[EXERCISE INSTRUCTIONS]:
Only the lines from the one containing "Write the seaborn" through the one containing "import seaborn as sns" belong in the answer; copy them exactly and leave out pictures.

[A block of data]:
begin

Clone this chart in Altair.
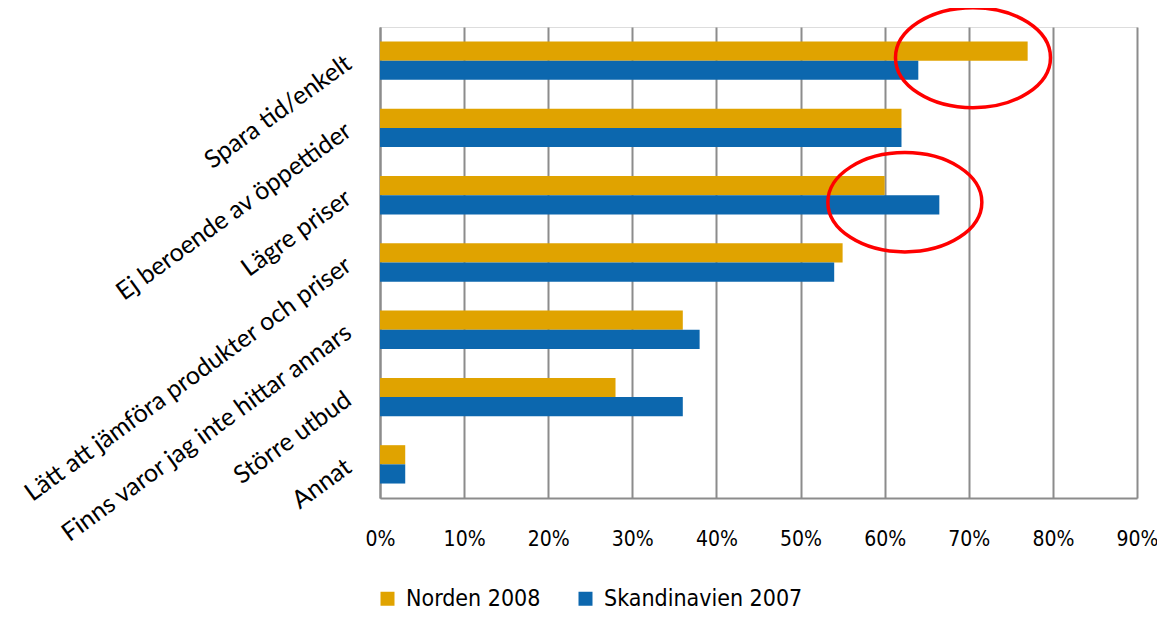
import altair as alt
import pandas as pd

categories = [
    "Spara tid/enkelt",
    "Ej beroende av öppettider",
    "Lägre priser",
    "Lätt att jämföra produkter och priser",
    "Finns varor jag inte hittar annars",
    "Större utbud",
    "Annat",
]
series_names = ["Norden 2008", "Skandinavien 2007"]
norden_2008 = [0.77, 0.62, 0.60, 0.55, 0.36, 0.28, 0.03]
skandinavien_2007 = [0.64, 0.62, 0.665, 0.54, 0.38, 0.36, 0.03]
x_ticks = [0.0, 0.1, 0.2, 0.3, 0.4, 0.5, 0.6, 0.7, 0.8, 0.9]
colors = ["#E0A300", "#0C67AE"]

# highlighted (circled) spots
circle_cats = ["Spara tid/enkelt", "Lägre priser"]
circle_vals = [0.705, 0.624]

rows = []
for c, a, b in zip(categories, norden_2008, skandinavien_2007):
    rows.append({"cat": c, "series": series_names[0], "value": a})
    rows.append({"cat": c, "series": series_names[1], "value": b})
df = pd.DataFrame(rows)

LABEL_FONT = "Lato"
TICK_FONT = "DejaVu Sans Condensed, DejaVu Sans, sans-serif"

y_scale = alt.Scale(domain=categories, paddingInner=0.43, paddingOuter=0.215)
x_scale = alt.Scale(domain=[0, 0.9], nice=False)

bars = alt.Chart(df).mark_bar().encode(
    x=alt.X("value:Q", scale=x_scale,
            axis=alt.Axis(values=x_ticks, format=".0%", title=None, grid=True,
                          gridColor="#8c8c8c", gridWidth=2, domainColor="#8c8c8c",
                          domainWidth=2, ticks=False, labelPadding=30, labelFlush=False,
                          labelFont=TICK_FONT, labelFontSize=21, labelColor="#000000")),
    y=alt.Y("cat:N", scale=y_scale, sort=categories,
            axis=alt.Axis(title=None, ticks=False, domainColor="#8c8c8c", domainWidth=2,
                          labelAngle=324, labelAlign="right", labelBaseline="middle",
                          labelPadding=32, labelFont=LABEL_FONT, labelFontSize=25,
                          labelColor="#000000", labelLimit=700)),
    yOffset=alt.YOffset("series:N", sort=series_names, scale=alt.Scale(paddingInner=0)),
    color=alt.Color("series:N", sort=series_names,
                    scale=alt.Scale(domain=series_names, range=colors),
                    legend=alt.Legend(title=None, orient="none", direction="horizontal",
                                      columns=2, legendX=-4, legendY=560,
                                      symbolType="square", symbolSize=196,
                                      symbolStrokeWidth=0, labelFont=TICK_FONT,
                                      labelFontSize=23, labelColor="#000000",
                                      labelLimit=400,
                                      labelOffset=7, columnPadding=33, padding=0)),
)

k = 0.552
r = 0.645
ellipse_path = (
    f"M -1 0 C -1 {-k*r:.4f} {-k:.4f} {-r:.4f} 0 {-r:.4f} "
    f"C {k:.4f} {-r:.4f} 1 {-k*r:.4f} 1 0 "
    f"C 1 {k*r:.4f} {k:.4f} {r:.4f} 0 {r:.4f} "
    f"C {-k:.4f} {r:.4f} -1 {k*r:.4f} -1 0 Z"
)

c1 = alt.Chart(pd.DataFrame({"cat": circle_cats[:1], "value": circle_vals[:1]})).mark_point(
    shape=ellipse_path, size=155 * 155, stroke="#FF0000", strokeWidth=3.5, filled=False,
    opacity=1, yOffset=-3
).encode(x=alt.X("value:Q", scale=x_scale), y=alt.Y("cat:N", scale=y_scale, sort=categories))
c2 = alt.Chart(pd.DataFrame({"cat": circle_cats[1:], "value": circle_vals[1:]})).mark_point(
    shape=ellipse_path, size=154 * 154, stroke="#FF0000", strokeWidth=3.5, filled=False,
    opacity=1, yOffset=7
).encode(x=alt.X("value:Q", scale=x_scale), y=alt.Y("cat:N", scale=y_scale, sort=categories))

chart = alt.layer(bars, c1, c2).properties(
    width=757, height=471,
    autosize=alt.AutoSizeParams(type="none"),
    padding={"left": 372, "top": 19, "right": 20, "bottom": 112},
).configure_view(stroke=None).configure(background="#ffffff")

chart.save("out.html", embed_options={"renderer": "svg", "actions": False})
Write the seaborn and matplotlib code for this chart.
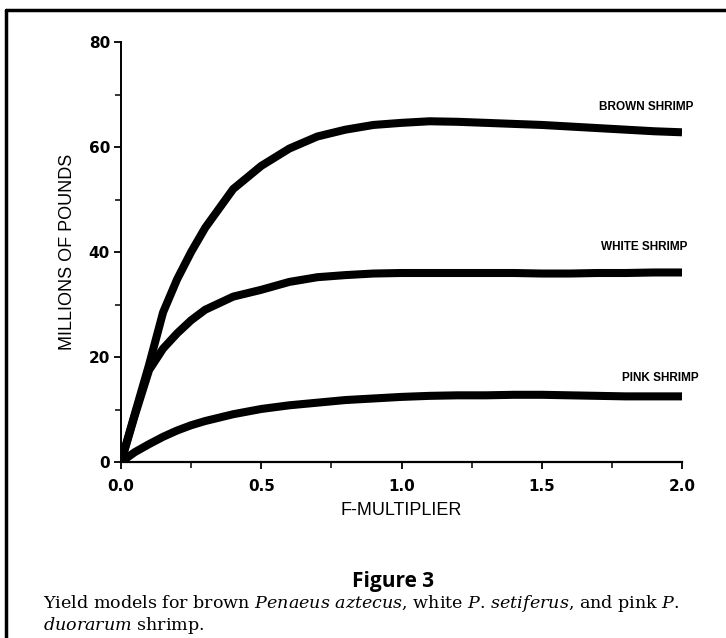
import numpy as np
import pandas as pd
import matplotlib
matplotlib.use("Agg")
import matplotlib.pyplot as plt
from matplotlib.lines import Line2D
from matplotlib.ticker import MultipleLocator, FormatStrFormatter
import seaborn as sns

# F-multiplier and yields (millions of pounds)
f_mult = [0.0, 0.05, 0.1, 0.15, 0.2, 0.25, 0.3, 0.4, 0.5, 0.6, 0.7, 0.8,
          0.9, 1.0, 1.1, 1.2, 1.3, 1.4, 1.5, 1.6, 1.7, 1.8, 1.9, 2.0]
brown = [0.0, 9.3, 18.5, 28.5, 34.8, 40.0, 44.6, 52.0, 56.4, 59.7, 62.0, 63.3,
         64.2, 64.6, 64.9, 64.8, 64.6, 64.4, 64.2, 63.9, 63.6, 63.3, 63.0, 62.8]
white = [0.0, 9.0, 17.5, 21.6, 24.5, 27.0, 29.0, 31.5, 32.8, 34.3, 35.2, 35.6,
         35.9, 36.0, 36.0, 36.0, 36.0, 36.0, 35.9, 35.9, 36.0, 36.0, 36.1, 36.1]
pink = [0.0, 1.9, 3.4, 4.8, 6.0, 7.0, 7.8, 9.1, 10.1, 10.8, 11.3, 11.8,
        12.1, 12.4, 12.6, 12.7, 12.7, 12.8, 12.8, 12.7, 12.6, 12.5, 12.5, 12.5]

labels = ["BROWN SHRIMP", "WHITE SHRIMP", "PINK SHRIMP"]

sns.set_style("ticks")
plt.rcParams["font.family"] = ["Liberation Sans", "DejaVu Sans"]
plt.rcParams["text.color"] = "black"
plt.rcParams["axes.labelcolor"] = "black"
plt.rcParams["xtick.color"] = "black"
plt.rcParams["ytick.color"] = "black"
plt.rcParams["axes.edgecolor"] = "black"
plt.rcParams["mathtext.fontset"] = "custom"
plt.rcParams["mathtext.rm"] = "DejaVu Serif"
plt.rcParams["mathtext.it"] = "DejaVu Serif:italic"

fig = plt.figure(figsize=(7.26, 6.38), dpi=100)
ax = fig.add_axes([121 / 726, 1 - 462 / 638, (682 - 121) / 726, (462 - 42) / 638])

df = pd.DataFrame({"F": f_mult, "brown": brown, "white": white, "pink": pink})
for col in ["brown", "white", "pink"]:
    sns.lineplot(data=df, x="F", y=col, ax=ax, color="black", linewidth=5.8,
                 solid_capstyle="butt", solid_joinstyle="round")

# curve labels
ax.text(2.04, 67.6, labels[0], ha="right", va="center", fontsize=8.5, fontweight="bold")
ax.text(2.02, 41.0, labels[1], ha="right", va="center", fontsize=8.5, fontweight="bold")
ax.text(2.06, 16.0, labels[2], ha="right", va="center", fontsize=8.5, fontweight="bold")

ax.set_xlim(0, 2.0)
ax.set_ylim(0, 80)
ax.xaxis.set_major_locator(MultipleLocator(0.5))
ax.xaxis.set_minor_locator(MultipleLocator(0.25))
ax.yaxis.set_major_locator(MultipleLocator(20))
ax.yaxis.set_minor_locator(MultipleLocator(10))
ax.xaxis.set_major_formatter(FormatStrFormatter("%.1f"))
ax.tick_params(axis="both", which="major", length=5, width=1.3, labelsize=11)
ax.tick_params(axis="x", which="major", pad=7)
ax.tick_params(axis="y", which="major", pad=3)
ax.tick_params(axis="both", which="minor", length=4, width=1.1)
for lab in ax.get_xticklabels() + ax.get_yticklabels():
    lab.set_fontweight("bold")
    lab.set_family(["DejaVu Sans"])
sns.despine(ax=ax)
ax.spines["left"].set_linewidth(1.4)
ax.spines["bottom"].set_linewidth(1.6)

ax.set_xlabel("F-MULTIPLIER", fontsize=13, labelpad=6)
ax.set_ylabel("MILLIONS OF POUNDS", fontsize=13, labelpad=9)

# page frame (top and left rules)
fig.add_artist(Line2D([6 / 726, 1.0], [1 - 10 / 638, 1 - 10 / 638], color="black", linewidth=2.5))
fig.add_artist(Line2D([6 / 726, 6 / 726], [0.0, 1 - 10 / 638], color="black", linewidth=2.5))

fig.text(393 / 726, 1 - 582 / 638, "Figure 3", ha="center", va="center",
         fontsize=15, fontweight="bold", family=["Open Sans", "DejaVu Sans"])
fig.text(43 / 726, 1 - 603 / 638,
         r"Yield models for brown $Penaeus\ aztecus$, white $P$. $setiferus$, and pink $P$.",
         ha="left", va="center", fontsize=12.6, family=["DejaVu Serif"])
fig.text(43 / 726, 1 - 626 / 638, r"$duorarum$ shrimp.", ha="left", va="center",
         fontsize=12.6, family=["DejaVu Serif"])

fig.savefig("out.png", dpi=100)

end

[FULL SOLUTION]:
Write the seaborn and matplotlib code for this chart.
import numpy as np
import pandas as pd
import matplotlib
matplotlib.use("Agg")
import matplotlib.pyplot as plt
from matplotlib.lines import Line2D
from matplotlib.ticker import MultipleLocator, FormatStrFormatter
import seaborn as sns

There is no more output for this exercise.